#### The records

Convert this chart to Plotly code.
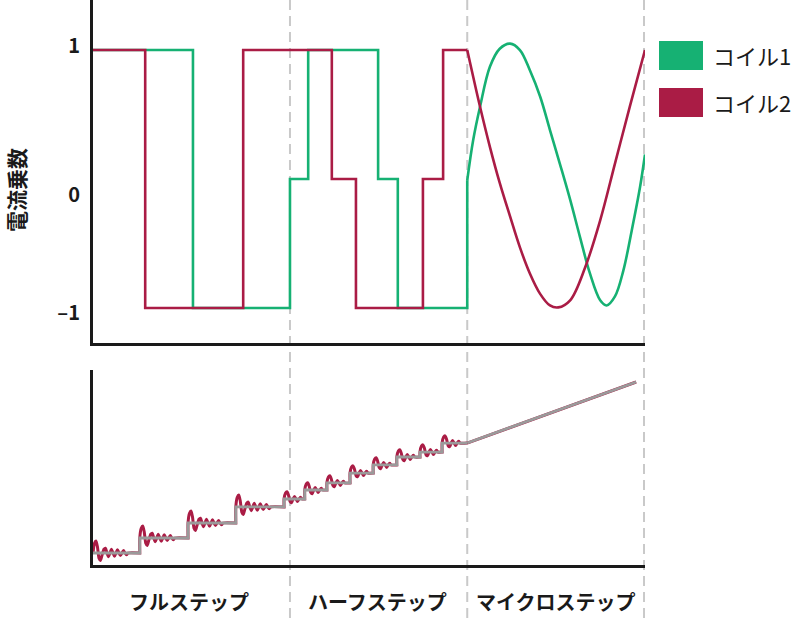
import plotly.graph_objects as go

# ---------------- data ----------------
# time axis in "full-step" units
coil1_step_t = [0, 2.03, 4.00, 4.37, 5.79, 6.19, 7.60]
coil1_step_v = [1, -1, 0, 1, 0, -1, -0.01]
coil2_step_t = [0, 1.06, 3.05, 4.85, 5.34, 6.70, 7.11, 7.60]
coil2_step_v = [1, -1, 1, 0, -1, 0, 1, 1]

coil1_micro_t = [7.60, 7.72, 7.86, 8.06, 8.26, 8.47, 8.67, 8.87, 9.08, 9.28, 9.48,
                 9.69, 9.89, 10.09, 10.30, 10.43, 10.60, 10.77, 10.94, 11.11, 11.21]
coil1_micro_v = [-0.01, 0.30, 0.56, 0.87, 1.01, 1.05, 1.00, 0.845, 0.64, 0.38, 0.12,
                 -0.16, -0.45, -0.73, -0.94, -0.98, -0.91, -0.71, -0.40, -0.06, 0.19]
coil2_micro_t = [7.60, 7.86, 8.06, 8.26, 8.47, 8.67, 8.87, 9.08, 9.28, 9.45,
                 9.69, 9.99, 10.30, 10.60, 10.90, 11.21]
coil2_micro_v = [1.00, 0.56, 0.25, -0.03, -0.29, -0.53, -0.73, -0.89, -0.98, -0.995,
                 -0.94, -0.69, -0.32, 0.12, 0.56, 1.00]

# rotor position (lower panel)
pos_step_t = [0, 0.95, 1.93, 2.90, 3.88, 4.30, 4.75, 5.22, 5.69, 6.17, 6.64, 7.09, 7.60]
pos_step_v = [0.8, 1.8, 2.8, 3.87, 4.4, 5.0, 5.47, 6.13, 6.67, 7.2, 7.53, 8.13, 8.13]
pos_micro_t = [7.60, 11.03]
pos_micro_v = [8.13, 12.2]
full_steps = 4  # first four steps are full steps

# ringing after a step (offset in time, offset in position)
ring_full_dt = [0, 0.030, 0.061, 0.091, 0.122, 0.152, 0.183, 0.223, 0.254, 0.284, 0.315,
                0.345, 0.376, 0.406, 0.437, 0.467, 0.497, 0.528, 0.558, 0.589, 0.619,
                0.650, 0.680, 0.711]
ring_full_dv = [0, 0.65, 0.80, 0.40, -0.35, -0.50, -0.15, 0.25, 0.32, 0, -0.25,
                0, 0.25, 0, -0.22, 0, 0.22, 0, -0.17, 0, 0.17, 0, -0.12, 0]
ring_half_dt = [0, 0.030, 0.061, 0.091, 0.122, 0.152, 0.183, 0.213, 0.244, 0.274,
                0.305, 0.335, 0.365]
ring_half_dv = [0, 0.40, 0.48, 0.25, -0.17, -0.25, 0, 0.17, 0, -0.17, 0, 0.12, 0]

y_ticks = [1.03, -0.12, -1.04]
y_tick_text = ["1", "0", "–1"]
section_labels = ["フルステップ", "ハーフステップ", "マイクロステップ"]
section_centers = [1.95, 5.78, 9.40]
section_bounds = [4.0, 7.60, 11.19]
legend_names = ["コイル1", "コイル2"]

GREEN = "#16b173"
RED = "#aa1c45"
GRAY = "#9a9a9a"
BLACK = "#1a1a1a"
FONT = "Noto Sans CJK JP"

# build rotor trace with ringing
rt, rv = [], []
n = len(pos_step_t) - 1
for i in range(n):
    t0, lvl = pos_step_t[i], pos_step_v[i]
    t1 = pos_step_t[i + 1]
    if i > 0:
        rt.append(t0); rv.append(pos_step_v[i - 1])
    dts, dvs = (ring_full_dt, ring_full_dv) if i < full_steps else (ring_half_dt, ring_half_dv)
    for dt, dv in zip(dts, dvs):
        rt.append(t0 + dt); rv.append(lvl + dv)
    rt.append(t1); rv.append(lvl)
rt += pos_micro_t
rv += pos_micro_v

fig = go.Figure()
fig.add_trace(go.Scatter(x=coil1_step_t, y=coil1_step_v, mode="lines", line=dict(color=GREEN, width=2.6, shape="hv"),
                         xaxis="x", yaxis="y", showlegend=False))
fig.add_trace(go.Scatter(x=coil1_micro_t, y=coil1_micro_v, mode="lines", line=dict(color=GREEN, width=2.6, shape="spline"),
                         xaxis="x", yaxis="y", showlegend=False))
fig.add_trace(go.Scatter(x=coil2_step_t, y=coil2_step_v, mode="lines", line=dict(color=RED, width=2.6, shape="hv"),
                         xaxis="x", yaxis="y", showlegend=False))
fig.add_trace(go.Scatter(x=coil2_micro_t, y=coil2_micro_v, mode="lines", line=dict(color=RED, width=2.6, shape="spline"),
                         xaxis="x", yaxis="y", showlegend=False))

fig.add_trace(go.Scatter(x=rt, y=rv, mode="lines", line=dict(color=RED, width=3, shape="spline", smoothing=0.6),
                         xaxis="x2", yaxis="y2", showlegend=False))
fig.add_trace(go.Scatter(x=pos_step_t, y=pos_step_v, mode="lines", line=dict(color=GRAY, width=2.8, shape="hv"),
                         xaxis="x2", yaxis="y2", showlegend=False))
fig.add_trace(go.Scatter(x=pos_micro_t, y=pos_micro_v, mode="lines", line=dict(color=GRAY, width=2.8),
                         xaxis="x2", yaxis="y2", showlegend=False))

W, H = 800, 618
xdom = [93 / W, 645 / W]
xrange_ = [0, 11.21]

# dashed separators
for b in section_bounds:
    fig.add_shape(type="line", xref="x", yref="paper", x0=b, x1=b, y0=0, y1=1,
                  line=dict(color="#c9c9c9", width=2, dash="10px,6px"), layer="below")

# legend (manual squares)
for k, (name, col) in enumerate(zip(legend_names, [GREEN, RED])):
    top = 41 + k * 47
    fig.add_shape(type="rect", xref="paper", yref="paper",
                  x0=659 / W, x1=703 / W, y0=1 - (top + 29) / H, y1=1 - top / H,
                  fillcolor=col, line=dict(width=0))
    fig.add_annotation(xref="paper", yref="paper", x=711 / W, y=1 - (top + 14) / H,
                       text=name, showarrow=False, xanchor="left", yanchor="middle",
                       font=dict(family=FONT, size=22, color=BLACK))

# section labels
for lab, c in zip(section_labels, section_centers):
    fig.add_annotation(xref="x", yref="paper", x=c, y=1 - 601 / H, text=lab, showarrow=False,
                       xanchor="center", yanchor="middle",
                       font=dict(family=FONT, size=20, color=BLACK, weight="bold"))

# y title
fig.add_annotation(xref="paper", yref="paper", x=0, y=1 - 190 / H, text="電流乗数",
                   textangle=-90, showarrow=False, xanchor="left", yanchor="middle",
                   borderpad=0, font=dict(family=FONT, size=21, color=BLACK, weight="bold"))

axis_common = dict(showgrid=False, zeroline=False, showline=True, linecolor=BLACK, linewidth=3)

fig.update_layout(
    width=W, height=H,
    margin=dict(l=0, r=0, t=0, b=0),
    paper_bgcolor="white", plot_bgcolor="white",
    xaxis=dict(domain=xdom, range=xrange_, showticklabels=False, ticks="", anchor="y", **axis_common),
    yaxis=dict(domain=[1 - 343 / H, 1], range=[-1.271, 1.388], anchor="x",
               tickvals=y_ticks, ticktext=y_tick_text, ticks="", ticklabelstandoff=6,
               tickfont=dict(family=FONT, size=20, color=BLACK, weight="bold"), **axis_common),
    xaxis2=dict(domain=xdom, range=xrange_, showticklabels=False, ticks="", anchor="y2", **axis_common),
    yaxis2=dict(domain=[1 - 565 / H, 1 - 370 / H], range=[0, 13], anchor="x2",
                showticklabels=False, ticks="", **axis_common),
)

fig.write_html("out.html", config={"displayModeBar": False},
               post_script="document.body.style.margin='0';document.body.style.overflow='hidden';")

########
#### The records

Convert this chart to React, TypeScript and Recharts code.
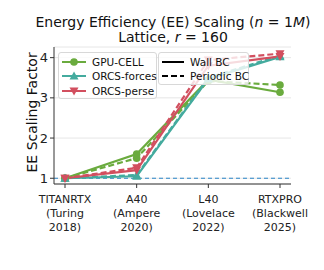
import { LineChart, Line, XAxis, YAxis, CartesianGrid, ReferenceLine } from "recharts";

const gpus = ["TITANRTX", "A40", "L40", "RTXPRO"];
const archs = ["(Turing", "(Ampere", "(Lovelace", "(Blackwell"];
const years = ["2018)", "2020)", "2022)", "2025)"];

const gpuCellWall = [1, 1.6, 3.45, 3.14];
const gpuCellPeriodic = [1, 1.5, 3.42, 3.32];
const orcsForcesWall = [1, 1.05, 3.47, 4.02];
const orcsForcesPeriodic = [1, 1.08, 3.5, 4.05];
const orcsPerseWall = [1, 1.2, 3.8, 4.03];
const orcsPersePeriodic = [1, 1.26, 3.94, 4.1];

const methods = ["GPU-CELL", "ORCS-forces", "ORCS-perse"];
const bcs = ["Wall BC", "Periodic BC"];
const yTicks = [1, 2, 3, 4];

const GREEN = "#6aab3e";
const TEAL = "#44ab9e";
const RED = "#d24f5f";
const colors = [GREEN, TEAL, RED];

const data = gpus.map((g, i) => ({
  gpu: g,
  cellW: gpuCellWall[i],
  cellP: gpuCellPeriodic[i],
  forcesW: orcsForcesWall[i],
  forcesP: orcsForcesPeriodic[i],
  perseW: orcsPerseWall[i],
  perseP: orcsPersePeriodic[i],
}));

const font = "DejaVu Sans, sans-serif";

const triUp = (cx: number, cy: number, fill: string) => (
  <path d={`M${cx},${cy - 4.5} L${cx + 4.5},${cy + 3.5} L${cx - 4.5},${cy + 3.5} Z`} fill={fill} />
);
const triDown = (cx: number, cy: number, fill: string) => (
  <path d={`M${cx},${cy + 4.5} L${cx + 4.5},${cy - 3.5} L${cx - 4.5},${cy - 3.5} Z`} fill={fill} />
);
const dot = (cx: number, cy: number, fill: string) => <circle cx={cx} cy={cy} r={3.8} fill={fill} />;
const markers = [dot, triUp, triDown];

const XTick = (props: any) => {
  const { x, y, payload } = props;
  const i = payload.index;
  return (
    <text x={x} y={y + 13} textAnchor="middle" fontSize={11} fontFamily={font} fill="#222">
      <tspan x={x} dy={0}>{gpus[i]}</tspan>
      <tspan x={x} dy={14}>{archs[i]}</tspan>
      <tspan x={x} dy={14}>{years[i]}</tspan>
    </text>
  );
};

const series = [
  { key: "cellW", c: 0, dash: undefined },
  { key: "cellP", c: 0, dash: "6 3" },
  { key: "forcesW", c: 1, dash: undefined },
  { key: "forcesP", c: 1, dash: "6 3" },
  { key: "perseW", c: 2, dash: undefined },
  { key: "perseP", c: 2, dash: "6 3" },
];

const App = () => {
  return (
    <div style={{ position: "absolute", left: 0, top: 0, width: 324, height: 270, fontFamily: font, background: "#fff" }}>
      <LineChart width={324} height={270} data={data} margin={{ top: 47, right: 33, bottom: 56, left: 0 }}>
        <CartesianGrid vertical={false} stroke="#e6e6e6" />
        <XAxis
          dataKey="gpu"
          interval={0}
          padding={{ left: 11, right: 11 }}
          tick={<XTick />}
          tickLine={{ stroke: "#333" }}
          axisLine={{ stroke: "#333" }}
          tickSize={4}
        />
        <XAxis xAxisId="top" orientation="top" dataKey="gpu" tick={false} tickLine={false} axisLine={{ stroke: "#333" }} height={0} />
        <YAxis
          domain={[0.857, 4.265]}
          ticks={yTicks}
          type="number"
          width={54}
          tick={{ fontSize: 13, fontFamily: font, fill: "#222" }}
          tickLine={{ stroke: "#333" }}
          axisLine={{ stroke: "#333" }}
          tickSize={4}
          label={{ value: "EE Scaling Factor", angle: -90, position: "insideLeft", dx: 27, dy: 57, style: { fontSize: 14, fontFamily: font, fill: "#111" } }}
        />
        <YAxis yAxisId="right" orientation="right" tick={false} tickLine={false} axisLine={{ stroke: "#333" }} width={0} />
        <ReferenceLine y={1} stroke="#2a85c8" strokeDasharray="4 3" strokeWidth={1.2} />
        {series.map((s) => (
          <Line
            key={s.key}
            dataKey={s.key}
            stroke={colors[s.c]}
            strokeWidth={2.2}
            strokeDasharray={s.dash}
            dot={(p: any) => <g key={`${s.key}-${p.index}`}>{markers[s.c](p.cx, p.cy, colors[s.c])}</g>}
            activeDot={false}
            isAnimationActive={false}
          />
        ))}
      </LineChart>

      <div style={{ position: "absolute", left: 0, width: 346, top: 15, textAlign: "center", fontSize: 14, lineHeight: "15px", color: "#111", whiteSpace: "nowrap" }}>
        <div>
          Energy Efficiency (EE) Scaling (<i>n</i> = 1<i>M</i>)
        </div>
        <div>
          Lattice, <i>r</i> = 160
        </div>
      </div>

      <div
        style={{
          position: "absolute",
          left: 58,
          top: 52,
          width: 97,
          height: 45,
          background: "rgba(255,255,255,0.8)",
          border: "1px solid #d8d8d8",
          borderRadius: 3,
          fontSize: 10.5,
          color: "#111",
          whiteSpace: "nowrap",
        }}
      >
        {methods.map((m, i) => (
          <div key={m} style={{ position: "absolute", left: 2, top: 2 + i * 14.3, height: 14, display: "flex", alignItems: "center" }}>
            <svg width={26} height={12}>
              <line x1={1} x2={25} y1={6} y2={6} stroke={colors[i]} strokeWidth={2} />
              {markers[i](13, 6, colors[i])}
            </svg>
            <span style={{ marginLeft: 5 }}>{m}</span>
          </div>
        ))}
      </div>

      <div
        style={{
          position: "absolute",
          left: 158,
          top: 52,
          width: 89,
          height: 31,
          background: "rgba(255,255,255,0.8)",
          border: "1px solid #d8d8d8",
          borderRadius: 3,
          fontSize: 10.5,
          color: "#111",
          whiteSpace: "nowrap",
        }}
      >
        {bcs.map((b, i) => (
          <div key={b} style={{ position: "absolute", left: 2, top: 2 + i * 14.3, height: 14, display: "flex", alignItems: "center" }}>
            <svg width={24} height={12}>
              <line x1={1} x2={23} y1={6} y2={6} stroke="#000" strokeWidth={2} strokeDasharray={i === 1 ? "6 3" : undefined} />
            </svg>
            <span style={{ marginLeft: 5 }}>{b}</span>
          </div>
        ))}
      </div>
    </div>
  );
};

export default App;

########
#### The records

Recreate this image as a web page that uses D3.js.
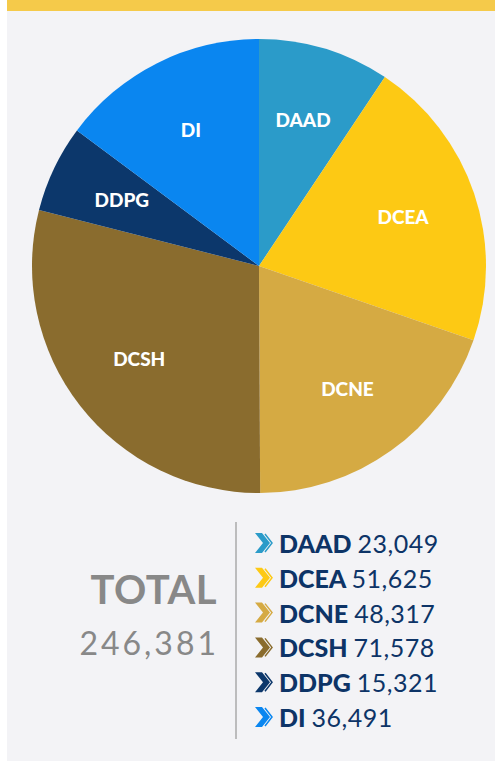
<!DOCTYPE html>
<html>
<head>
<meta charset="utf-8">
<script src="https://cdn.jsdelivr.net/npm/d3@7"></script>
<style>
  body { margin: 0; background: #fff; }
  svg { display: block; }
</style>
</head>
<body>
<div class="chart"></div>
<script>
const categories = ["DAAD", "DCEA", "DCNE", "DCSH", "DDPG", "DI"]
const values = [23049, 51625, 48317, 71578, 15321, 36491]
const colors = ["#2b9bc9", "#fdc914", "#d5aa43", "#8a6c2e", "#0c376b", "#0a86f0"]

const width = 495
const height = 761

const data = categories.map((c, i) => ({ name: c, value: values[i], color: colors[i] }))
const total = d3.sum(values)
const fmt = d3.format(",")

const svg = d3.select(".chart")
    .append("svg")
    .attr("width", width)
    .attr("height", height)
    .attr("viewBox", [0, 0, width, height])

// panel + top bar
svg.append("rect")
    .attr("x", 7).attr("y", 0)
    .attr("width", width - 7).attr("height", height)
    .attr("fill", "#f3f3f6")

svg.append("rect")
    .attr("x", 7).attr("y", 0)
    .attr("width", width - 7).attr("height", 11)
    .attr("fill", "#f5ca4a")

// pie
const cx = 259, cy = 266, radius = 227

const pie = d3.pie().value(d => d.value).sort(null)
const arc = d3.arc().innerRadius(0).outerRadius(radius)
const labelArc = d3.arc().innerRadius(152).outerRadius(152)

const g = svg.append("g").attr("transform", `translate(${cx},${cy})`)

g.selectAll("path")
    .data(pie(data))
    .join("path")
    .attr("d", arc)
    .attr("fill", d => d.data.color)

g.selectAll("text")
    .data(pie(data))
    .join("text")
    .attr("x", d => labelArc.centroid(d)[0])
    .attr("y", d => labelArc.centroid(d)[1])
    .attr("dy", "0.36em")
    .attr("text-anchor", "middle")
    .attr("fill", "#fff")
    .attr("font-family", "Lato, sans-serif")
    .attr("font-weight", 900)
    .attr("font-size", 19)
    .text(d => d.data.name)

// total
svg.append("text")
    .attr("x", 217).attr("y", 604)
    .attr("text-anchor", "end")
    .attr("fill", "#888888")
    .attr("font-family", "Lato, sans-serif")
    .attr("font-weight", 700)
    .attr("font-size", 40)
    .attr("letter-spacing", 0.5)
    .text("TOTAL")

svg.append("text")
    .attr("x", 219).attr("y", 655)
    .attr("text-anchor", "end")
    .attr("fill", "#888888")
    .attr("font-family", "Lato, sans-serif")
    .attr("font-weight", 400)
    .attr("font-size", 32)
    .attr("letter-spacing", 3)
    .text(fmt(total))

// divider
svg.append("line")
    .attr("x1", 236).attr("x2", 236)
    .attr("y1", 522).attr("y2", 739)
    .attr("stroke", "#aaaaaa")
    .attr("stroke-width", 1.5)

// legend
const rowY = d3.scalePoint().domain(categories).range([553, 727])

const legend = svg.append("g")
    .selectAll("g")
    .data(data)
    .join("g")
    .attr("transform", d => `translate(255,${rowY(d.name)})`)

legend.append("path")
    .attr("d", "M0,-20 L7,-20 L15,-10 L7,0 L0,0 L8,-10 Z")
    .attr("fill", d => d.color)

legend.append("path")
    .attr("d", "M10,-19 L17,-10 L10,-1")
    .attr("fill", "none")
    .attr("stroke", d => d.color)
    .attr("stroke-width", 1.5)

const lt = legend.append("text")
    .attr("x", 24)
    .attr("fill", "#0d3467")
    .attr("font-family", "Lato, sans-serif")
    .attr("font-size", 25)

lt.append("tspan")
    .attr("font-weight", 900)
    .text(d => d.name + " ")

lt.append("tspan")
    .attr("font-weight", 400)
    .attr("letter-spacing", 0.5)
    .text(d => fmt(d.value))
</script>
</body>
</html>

########

• Aim of the task
From the records above, copy only the lines running from the line holding "Convert this chart to Plotly code." through the line holding "coil2_step_v = [1, -1, 1, 0, -1, 0, 1, 1]", with no pictures.

• Task response
Convert this chart to Plotly code.
import plotly.graph_objects as go

# ---------------- data ----------------
# time axis in "full-step" units
coil1_step_t = [0, 2.03, 4.00, 4.37, 5.79, 6.19, 7.60]
coil1_step_v = [1, -1, 0, 1, 0, -1, -0.01]
coil2_step_t = [0, 1.06, 3.05, 4.85, 5.34, 6.70, 7.11, 7.60]
coil2_step_v = [1, -1, 1, 0, -1, 0, 1, 1]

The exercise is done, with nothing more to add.